As the 2025-26 coaching carousel heats up, we’re handing out initial grades to the hires as head coach openings are filled around the country, focusing on how much the hire makes sense and whether it satisfies what a team identified it needed going into a coaching search.
Check back as more jobs get filled.
Oklahoma State hires Eric Morris: B+
(Hired Nov. 25)
Morris checks a lot of boxes for Oklahoma State. He has deep ties to Texas, having spent almost his entire playing and coaching career there. And he knows how to develop quarterbacks, as names like Patrick Mahomes, Cam Ward, John Mateer and now Drew Mestemaker have thrived under his watch.
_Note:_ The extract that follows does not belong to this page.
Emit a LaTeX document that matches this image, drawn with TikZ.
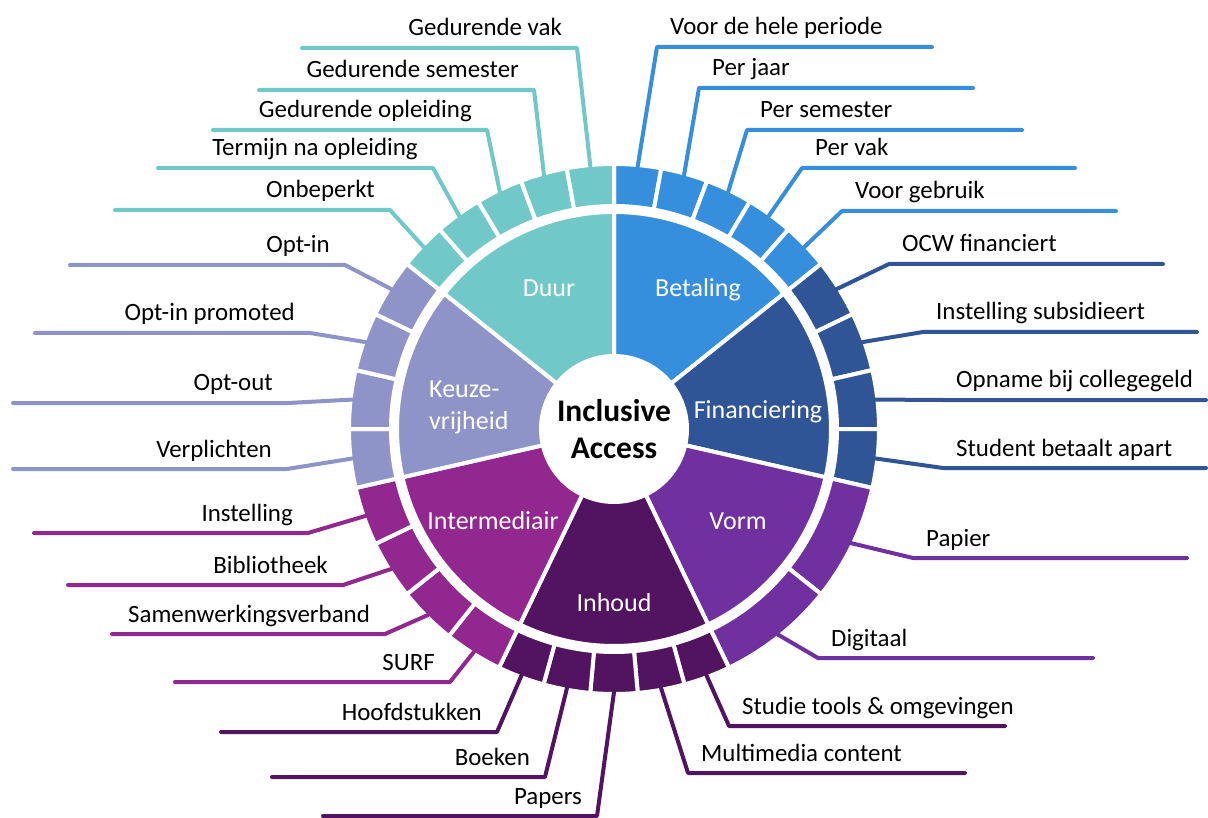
\documentclass[tikz,border=0pt]{standalone}
\usepackage{fontspec}
\setmainfont{Carlito}
\usetikzlibrary{calc}
\definecolor{cDuur}{RGB}{112,200,200}
\definecolor{cBet}{RGB}{54,143,221}
\definecolor{cFin}{RGB}{47,85,151}
\definecolor{cVorm}{RGB}{112,48,160}
\definecolor{cInh}{RGB}{82,20,96}
\definecolor{cInt}{RGB}{146,39,143}
\definecolor{cKeu}{RGB}{142,148,200}
\tikzset{
  segfill/.style={draw=white,line width=4pt,line join=miter},
  leader/.style={line width=4pt,line cap=round,line join=round},
  lbl/.style={font=\fontsize{24.9}{29}\selectfont,text=black,inner sep=0pt},
  catlbl/.style={font=\fontsize{26}{32}\selectfont,text=white,inner sep=0pt},
}
% angles are in the flipped (y down) system: clockwise from +x
\newcommand\seg[5]{\fill[#1,segfill] ($(C)+(#2:#4)$) arc[start angle=#2,end angle=#3,radius=#4] -- ($(C)+(#3:#5)$) arc[start angle=#3,end angle=#2,radius=#5] -- cycle;}
\newcommand\ringsegs[4]{\foreach \i in {1,...,#3}{\pgfmathsetmacro\aa{#2+(\i-1)*#4}\pgfmathsetmacro\bb{#2+\i*#4}\seg{#1}{\aa}{\bb}{223}{265}}}
\newcommand\leafR[7]{%
  \coordinate (#1-s) at ($(C)+(#3:263)$);
  \coordinate (#1-e) at (#4,#5);
  \coordinate (#1-f) at (#6,#5);
  \draw[leader,#2] (#1-s) -- (#1-e) -- (#1-f);
  \node[lbl,anchor=base west] (#1) at ($(#1-e)+(13,-12)$) {#7};}
\newcommand\leafL[7]{%
  \coordinate (#1-s) at ($(C)+(#3:263)$);
  \coordinate (#1-e) at (#4,#5);
  \coordinate (#1-f) at (#6,#5);
  \draw[leader,#2] (#1-s) -- (#1-e) -- (#1-f);
  \node[lbl,anchor=base east] (#1) at ($(#1-e)+(-15,-12)$) {#7};}
\begin{document}
\begin{tikzpicture}[x=1pt,y=-1pt]
\useasboundingbox (0,0) rectangle (1208,818);
\coordinate (C) at (614,429);
% inner sectors
\seg{cBet}{-90}{-38.5714}{73}{217}
\seg{cFin}{-38.5714}{12.8571}{73}{217}
\seg{cVorm}{12.8571}{64.2857}{73}{217}
\seg{cInh}{64.2857}{115.7143}{73}{217}
\seg{cInt}{115.7143}{167.1429}{73}{217}
\seg{cKeu}{167.1429}{218.5714}{73}{217}
\seg{cDuur}{218.5714}{270}{73}{217}
% outer ring
\ringsegs{cBet}{-90}{5}{10.2857}
\ringsegs{cFin}{-38.5714}{4}{12.8571}
\ringsegs{cVorm}{12.8571}{2}{25.7143}
\ringsegs{cInh}{64.2857}{5}{10.2857}
\ringsegs{cInt}{115.7143}{4}{12.8571}
\ringsegs{cKeu}{167.1429}{4}{12.8571}
\ringsegs{cDuur}{218.5714}{5}{10.2857}
% centre
\node[font=\fontsize{31.5}{37}\selectfont\bfseries,align=center,inner sep=0pt,anchor=base] (centre) at (614,458) {Inclusive\\Access};
% category labels
\node[catlbl,anchor=base] (duur) at (549,297) {Duur};
\node[catlbl,anchor=base] (betaling) at (698,297) {Betaling};
\node[catlbl,anchor=base] (financiering) at (758,418) {Financiering};
\node[catlbl,anchor=base] (vorm) at (738,529) {Vorm};
\node[catlbl,anchor=base] (inhoud) at (614,611) {Inhoud};
\node[catlbl,anchor=base] (intermediair) at (493,529) {Intermediair};
\node[catlbl,anchor=base west,align=left] (keuze) at (429,429) {Keuze-\\vrijheid};
% leaves: Betaling
\leafR{l1}{cBet}{-84.857}{657}{47}{932}{Voor de hele periode}
\leafR{l2}{cBet}{-74.571}{699}{88}{973}{Per jaar}
\leafR{l3}{cBet}{-64.286}{747}{130}{1022}{Per semester}
\leafR{l4}{cBet}{-54}{802}{168}{1075}{Per vak}
\leafR{l5}{cBet}{-43.714}{842}{211}{1116}{Voor gebruik}
% Financiering
\leafR{l6}{cFin}{-32.143}{889}{264}{1163}{OCW financiert}
\leafR{l7}{cFin}{-19.286}{923}{332}{1197}{Instelling subsidieert}
\leafR{l8}{cFin}{-6.429}{943}{400}{1206}{Opname bij collegegeld}
\leafR{l9}{cFin}{6.429}{943}{468}{1206}{Student betaalt apart}
% Vorm
\leafR{l10}{cVorm}{25.714}{913}{558}{1187}{Papier}
\leafR{l11}{cVorm}{51.429}{818}{658}{1093}{Digitaal}
% Inhoud
\leafR{l12}{cInh}{69.429}{729}{726}{1005}{Studie tools \& omgevingen}
\leafR{l13}{cInh}{79.714}{688}{773}{965}{Multimedia content}
\leafL{l14}{cInh}{90}{597}{816}{323}{Papers}
\leafL{l15}{cInh}{100.286}{545}{777}{272}{Boeken}
\leafL{l16}{cInh}{110.571}{497}{732}{221}{Hoofdstukken}
% Intermediair
\leafL{l17}{cInt}{122.143}{450}{682}{175}{SURF}
\leafL{l18}{cInt}{135}{385}{634}{112}{Samenwerkingsverband}
\leafL{l19}{cInt}{147.857}{343}{585}{68}{Bibliotheek}
\leafL{l20}{cInt}{160.714}{308}{533}{34}{Instelling}
% Keuzevrijheid
\leafL{l21}{cKeu}{173.571}{287}{469}{13}{Verplichten}
\leafL{l22}{cKeu}{186.429}{288}{403}{13}{Opt-out}
\leafL{l23}{cKeu}{199.286}{310}{333}{35}{Opt-in promoted}
\leafL{l24}{cKeu}{212.143}{345}{265}{70}{Opt-in}
% Duur
\leafL{l25}{cDuur}{223.714}{390}{210}{115}{Onbeperkt}
\leafL{l26}{cDuur}{234}{433}{168}{158}{Termijn na opleiding}
\leafL{l27}{cDuur}{244.286}{487}{130}{213}{Gedurende opleiding}
\leafL{l28}{cDuur}{254.571}{534}{90}{259}{Gedurende semester}
\leafL{l29}{cDuur}{264.857}{577}{48}{302}{Gedurende vak}
\end{tikzpicture}
\end{document}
He has also shown an ability to do more with less at North Texas and FCS Incarnate Word.
But while Morris’ offenses have long been good, his defenses have been up and down, and he’s won six games or fewer in four of six non-pandemic seasons as a head coach as a result. The hire of Skyler Cassity as Mean Green defensive coordinator in 2025 was one of Morris’ best moves. We don’t know yet whether Cassity will follow him to Stillwater, but that side of the ball will have to keep up with the offense.
Virginia Tech hires James Franklin: A-
(Hired Nov. 17)
Franklin was the No. 1 target from the moment he was fired at Penn State, and for good reason. He’d never missed a bowl game in 15 years at Vanderbilt or Penn State, outside of the pandemic-altered 2020 season. He turned Penn State into a top-10 program again. He dominated recruiting in the state of Virginia while at Penn State. He has a long track record of fostering alignment and investment. All the characteristics Virginia Tech needed, Franklin has them. He has only won one conference championship, and his game management has come under fair criticism, but he checks off all the other boxes of what Virginia Tech needed.
Kent State promotes Mark Carney: B
(Named interim coach in April, hired to full-time job Oct. 30)
What Carney has accomplished this season cannot be understated. He became the interim head coach on the eve of spring practice in April, when coach Kenni Burns was fired amid an investigation into his financial dealings. Then his defensive coordinator left in the summer for an assistant job at North Dakota State. The Golden Flashes were 1-23 in the previous two years and appeared headed for a doomed 2025 season. Yet this year’s team is 4-7 and remained in bowl contention until a loss to Central Michigan in the season’s penultimate week. Kent State is arguably the toughest job in the Football Bowl Subdivision, so keeping a coach who turned the Golden Flashes back into a respectable MAC outfit was an easy decision.